So, I heard you still plan to go to Sochi in spite of everything. Well, Johnny, I must confess I’m baffled and disappointed. Is this the same Johnny I loved so much for his fearlessness? The one who boldly skated to this oh-so-gay song?
Or the Johnny who stood up to homophobic bullies with guts and grace?
I miss that brave guy, Johnny. And I don’t think that Russian army uniform is a good look for you, either. Armies the world over have a nasty “tradition” of hazing any gay guy who is unfortunate enough to be outed. Just ask Chelsea Manning how that worked out for her back when she was still going by “Bradley”.

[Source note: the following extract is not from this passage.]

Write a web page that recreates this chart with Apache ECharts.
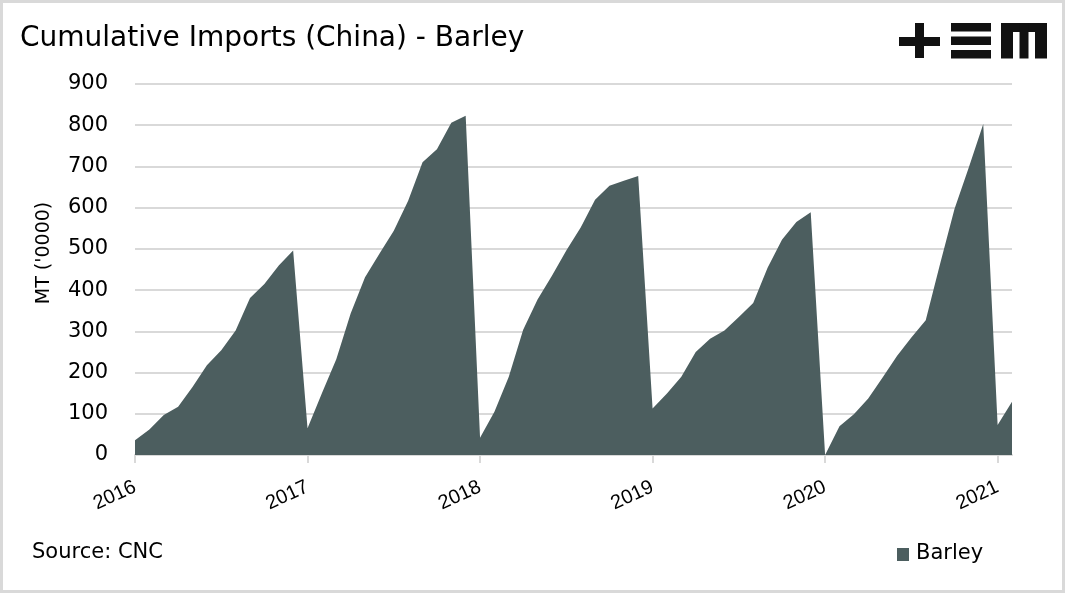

Sure, you say you’re willing to brave arrest for being there with your Russian spouse and all. And you seem very confident that nothing bad will happen to you because you speak Russian and love Russia. I hope for your sake that it’s true. But you’ll be doing too little, too late, even if you do get arrested; the real push is on now. The anti-gay law has people’s attention already. Nobody needs you to publicize to the plight of LGBT Russians. Activist organizations are doing that already. You are, quite literally, Johnny Come Lately.
You say you’re an Olympian and that this supersedes everything else about your identity. And maybe for you, right now, it does. But you won’t always be a competitor. You will, however, always be a gay guy. And so will your partner. And you will not always be safe. You yourself have (rightly) made it clear that you still face discrimination and inequality in your own country. Even if you are safe in Sochi, other parts of Russia will still be off limits to you for as long as that anti-gay law is on the books.
But, Johnny…this is not about you. It is not a question of security at Sochi. And it’s not about other gay athletes, either. This is about the LGBT Russians. They, not you, are the ones who will bear the brunt of this horrible legislation.
They, not you, are the ones who don’t feel safe in public ANYWHERE.
They, not you, are the ones who will be forcibly parted from their loved ones — especially if they have children.
They, not you, are the ones facing prison.
They, not you, are the ones facing fascist gangs emboldened by the laws.
They, not you, are the ones facing violence on the streets every day.
They, not you, are the ones facing death just for being different.
And they, not you, lack the privilege of elite athleticism to shield them from the worst of it.
Yes, Johnny, I know you want your shot at the podium. I wish you the best of luck; I wish you all the luck in the world. But even if you’re not harassed, beaten up, turned away by border police, or arrested, you’re still making a mistake by going. And you’re not doing your Russian LGBT fans any favors by being there. Your planning to skate will not change anything. Letting the show go on like nothing is wrong is not an effective strategy, never was, and never will be. On the contrary, it is a tacit way of acquiescing.
A boycott may sound isolating to you, Johnny, but it actually lets Russians who oppose these laws know that the world is standing in solidarity with them. Radical protests work. And LGBT Russians have turned out on the Internet to let the world know that they appreciate the support. The vodka boycott is already having an effect, and an Olympic boycott, because of the sheer volume of sponsorship dollars, will have an even bigger one. How would you feel if no one tuned in to see your big moment at Sochi, Johnny?
Pretty isolated, I would guess. And wouldn’t that be ironic, just as you’re going for glory?
I know, I know. You don’t want to be an activist. You want to be an Olympian. Maybe even a gold medalist. It’s a laudable ambition, but don’t be too surprised if you come home with a lump of something tarnished and unrecognizable hanging off your neck instead. If that happens, Johnny, take heart and remember: It was never about you.
And if you don’t want to do the right thing, other people will.